# 1966 John Deer 2020



## Eddyboy (3 mo ago)

Does anyone have any ideas about fuel in the crankcase. I have already replaced the fuel pump and its still happening. Thanks


----------



## BinVa (Sep 21, 2020)

Gas or Diesel? Lift pump diaphram is the most likely. Could be front seal in injection pump if diesel. B


----------



## Tx Jim (Jul 28, 2020)

Welcome to my TF
If your tractor has diesel engine did you replace transfer pump or inj pump?


----------



## thepumpguysc (Jan 25, 2015)

If it’s gas.. float stuck..
If it’s a diesel.. the front seals (2) on the drive shaft and or the brass pilot tube is grooved..


----------



## Eddyboy (3 mo ago)

Tx Jim said:


> Welcome to my TF
> If your tractor has diesel engine did you replace transfer pump or inj pump?

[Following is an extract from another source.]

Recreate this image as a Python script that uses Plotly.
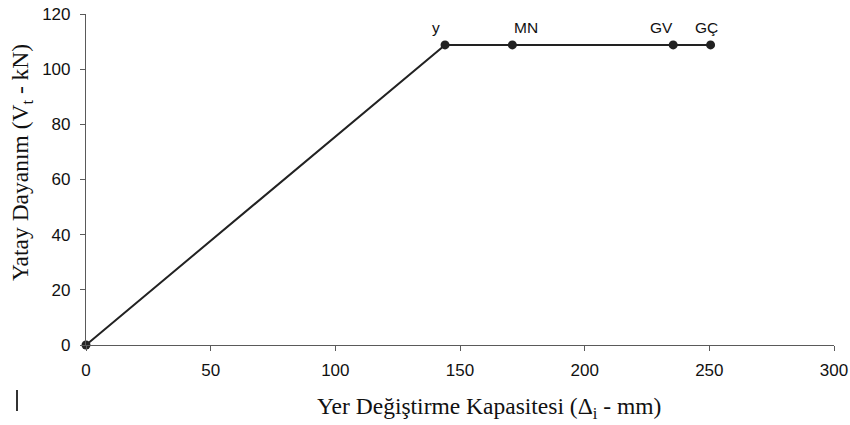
import plotly.graph_objects as go

# Idealized capacity curve: displacement (mm) vs lateral strength (kN)
displacement = [0, 144, 171, 235.5, 250.5]
strength = [0, 108.8, 108.8, 108.8, 108.8]
point_labels = ["", "y", "MN", "GV", "GÇ"]
label_shift = [0, -9, 14, -12, -4]

x_ticks = [0, 50, 100, 150, 200, 250, 300]
y_ticks = [0, 20, 40, 60, 80, 100, 120]

W, H = 850, 425
L, R, T, B = 86, 16, 14, 80
plot_w, plot_h = W - L - R, H - T - B


def px_x(p):
    return (p - L) / plot_w


def px_y(p):
    return (H - B - p) / plot_h


fig = go.Figure()
fig.add_trace(go.Scatter(
    x=displacement, y=strength, mode="lines+markers",
    line=dict(color="#222222", width=2),
    marker=dict(color="#222222", size=9),
    hoverinfo="skip", showlegend=False, cliponaxis=False,
))

for x, y, lab, dx in zip(displacement, strength, point_labels, label_shift):
    if lab:
        fig.add_annotation(x=x, y=y, text=lab, showarrow=False,
                           xshift=dx, yshift=17,
                           font=dict(family="Liberation Sans, Arial", size=15.5, color="#111111"))

serif = dict(family="Liberation Serif, Times New Roman", size=23.5, color="#111111")
fig.add_annotation(xref="paper", yref="paper", x=px_x(489), y=px_y(408),
                   text="Yer Değiştirme Kapasitesi (Δ<sub>i</sub> - mm)",
                   showarrow=False, xanchor="center", yanchor="middle", font=serif)
fig.add_annotation(xref="paper", yref="paper", x=px_x(22), y=px_y(163),
                   text="Yatay Dayanım (V<sub>t</sub> - kN)", textangle=-90,
                   showarrow=False, xanchor="center", yanchor="middle", font=serif)

# small vertical stroke at the lower left
fig.add_shape(type="line", xref="paper", yref="paper",
              x0=px_x(17), x1=px_x(17), y0=px_y(390), y1=px_y(411),
              line=dict(color="#333333", width=2))

axis_common = dict(
    showgrid=False, zeroline=False, showline=True, linecolor="#5a5a5a", linewidth=1.2,
    ticks="outside", ticklen=5, tickcolor="#5a5a5a", tickwidth=1.2, automargin=False,
    tickfont=dict(family="Liberation Sans, Arial", size=17, color="#111111"),
)

fig.update_xaxes(range=[0, 300], tickvals=x_ticks, ticklabelstandoff=4, **axis_common)
fig.update_yaxes(range=[0, 120], tickvals=y_ticks, ticklabelstandoff=6, **axis_common)

fig.update_layout(
    width=W, height=H,
    margin=dict(l=L, r=R, t=T, b=B),
    paper_bgcolor="white", plot_bgcolor="white",
)

fig.write_html("out.html")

Yes, I replaced the injection pump. It seemed to start then and increased over time.


----------



## Tx Jim (Jul 28, 2020)

I agree with TPGSC sounds as if fuel inj pump shaft seals are leaking.


----------



## thepumpguysc (Jan 25, 2015)

U rolled the first seal as it went into the pump..
They usually get deformed as a result so u should get another one..or 2..
Just search Stanadyne drive shaft seals. Probably get’m on eBay or Amazon..


----------